#### SUPPLIED RECORDS

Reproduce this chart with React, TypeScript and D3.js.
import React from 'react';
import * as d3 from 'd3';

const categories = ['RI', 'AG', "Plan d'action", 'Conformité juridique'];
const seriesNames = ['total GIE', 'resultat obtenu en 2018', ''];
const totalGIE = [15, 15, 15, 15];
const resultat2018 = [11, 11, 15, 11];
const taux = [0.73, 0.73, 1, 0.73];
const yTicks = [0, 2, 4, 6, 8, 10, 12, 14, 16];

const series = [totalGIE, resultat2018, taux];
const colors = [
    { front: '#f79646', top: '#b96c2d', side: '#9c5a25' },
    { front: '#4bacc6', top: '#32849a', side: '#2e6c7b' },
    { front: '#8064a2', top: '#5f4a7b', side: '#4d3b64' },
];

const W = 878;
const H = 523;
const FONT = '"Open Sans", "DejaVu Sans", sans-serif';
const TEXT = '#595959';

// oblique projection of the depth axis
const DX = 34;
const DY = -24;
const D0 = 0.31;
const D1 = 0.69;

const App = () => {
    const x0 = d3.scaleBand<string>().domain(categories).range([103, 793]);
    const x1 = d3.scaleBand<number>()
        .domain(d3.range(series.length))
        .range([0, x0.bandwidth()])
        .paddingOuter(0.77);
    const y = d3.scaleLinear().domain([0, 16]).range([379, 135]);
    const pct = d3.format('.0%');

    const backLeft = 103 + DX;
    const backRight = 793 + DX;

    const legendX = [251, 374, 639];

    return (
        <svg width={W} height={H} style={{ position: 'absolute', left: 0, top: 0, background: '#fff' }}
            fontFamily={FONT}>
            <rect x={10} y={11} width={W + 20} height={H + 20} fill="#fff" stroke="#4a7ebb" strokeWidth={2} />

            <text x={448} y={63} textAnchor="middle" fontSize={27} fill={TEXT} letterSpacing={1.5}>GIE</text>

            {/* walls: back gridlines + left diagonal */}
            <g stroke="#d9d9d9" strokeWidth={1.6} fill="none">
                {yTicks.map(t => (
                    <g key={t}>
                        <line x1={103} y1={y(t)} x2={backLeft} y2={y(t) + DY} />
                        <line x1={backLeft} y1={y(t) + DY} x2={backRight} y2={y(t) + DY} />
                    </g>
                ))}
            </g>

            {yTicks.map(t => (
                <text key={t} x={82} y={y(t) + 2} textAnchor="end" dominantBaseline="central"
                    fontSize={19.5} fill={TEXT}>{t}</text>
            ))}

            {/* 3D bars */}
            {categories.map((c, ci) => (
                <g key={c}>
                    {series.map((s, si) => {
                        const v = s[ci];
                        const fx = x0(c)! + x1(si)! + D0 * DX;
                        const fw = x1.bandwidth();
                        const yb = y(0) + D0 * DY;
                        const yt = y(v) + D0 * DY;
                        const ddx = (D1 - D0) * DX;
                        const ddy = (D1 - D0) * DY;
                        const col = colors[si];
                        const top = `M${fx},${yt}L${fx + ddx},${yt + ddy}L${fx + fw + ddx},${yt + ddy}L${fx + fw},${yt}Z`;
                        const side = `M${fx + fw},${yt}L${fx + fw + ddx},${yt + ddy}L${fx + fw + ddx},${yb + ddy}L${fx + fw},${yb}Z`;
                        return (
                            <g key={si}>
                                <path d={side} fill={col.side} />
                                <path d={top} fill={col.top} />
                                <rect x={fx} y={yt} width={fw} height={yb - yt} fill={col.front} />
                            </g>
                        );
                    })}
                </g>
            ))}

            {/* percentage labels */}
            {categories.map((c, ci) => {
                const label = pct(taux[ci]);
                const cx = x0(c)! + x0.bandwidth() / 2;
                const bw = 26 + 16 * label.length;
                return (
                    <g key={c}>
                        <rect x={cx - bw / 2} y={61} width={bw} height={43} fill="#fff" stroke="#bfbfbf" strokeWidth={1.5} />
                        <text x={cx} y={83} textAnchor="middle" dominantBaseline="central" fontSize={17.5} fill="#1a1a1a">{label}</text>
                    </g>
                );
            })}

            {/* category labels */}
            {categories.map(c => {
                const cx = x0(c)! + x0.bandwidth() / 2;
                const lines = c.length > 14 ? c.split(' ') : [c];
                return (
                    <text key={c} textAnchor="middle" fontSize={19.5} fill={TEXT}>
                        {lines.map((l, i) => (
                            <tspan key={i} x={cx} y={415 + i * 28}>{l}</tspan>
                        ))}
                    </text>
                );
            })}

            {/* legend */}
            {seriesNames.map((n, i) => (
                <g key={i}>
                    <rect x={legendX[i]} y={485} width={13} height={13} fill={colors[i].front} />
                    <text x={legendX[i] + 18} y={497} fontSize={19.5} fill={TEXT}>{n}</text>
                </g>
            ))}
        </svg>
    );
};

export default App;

########
#### SUPPLIED RECORDS

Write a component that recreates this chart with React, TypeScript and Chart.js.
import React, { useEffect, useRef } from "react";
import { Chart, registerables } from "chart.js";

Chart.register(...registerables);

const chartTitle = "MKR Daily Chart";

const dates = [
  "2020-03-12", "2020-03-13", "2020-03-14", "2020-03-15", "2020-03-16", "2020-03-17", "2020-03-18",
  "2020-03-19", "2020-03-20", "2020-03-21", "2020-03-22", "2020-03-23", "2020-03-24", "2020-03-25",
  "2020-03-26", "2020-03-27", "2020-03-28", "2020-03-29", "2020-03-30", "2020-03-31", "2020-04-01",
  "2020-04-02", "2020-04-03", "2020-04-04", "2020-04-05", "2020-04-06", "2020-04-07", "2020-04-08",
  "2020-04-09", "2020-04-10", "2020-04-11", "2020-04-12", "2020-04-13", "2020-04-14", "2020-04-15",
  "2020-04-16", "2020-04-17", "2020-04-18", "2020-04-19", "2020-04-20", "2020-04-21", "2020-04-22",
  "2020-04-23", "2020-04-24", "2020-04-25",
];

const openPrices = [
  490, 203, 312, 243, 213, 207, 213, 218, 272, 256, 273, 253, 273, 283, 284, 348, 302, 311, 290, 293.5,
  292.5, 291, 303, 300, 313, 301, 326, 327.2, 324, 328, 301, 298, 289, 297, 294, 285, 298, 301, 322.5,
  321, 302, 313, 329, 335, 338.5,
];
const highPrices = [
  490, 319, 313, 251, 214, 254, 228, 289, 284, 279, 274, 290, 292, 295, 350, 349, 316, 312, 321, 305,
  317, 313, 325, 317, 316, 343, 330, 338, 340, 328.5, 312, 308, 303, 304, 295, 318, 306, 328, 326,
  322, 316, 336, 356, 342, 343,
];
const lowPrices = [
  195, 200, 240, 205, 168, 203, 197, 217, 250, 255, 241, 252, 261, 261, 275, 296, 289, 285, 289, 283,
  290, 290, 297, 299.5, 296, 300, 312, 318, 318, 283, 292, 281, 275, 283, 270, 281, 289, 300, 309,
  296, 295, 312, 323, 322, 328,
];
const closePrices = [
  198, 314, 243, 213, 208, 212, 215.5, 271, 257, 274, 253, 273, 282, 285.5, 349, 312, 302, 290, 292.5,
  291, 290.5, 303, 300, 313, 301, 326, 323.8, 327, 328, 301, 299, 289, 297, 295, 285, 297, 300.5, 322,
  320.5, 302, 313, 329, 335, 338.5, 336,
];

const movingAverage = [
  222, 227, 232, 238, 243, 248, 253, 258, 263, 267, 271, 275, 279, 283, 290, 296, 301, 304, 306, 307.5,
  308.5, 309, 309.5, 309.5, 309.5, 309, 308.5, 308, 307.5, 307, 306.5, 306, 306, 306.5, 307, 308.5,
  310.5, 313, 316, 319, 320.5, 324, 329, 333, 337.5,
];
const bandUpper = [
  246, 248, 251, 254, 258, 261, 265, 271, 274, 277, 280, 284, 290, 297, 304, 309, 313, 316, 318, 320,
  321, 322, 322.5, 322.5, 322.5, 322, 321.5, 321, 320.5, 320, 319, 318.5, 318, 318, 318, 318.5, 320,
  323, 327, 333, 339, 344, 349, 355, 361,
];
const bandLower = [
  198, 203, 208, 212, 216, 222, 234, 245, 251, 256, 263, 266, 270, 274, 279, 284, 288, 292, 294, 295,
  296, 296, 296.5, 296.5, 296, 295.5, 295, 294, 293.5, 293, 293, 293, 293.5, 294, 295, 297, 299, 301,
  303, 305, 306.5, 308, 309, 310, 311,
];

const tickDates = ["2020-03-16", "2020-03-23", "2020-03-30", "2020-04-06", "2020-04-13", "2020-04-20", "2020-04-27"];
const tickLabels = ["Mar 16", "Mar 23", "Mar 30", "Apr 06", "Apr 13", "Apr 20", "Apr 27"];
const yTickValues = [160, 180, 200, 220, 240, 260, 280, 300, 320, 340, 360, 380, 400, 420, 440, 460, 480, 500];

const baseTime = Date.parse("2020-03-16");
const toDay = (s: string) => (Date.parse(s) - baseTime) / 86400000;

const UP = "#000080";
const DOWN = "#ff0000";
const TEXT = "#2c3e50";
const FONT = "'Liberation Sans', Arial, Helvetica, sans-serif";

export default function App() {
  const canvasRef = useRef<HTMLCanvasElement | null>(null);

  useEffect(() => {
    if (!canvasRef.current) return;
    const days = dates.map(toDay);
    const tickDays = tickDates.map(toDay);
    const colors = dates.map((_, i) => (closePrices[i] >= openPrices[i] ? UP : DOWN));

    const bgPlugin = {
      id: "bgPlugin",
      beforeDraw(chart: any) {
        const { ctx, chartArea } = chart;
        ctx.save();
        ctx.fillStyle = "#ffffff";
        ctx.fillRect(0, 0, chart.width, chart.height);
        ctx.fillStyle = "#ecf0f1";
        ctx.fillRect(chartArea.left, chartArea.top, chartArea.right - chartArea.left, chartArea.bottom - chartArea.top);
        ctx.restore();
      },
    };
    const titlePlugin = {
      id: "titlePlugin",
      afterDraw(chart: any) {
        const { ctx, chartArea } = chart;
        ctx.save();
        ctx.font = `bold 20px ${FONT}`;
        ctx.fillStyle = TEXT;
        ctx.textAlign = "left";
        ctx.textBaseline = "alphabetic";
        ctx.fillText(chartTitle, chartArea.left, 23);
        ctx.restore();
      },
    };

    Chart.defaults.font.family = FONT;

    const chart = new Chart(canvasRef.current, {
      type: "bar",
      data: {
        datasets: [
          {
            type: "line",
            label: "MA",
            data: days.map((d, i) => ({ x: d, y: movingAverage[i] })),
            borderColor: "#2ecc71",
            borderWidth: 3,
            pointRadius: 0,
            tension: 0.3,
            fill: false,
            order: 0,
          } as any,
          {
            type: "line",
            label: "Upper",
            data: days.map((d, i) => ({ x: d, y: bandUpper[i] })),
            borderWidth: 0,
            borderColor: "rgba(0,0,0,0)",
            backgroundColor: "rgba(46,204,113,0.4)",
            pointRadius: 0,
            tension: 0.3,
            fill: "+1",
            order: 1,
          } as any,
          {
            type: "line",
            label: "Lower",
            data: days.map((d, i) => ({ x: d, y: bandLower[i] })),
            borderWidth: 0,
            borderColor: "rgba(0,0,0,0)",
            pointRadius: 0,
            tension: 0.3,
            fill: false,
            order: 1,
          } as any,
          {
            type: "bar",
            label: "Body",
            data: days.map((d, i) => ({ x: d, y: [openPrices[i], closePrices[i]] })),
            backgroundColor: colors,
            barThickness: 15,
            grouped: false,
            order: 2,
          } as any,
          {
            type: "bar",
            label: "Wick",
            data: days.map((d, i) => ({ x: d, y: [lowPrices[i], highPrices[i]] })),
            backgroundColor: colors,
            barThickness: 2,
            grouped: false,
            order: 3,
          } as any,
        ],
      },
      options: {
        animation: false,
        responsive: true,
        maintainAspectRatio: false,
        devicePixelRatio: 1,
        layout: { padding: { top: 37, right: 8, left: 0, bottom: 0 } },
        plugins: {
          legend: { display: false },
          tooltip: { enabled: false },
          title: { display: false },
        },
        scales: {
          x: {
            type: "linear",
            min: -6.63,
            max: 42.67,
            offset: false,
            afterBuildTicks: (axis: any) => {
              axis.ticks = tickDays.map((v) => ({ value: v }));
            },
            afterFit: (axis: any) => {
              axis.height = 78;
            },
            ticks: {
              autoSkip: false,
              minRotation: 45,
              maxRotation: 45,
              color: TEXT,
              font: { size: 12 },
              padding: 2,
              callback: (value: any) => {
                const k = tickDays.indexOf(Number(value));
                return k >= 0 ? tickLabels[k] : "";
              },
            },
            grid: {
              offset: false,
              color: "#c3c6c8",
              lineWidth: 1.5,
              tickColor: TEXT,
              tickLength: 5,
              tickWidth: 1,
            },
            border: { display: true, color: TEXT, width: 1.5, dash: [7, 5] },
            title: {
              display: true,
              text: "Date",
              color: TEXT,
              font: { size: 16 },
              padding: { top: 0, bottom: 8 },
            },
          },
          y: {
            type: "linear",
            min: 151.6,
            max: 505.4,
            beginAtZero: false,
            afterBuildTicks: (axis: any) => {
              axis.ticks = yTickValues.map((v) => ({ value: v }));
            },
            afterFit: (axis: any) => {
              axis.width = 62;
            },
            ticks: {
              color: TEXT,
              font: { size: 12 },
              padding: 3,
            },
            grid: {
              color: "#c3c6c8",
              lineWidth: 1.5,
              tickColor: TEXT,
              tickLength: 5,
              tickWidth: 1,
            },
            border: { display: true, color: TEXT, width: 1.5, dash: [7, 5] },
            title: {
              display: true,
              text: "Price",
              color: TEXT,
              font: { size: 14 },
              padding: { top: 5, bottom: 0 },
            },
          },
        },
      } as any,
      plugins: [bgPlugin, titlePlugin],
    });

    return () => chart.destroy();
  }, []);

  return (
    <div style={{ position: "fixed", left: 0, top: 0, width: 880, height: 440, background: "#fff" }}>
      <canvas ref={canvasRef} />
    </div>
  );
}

########

> _STATED TASK_
Give back exactly the stretch that opens on the line with "Reproduce this chart" and closes on the line with "const D1 = 0.69;".

> _EXERCISE RESULT_
Reproduce this chart with React, TypeScript and D3.js.
import React from 'react';
import * as d3 from 'd3';

const categories = ['RI', 'AG', "Plan d'action", 'Conformité juridique'];
const seriesNames = ['total GIE', 'resultat obtenu en 2018', ''];
const totalGIE = [15, 15, 15, 15];
const resultat2018 = [11, 11, 15, 11];
const taux = [0.73, 0.73, 1, 0.73];
const yTicks = [0, 2, 4, 6, 8, 10, 12, 14, 16];

const series = [totalGIE, resultat2018, taux];
const colors = [
    { front: '#f79646', top: '#b96c2d', side: '#9c5a25' },
    { front: '#4bacc6', top: '#32849a', side: '#2e6c7b' },
    { front: '#8064a2', top: '#5f4a7b', side: '#4d3b64' },
];

const W = 878;
const H = 523;
const FONT = '"Open Sans", "DejaVu Sans", sans-serif';
const TEXT = '#595959';

// oblique projection of the depth axis
const DX = 34;
const DY = -24;
const D0 = 0.31;
const D1 = 0.69;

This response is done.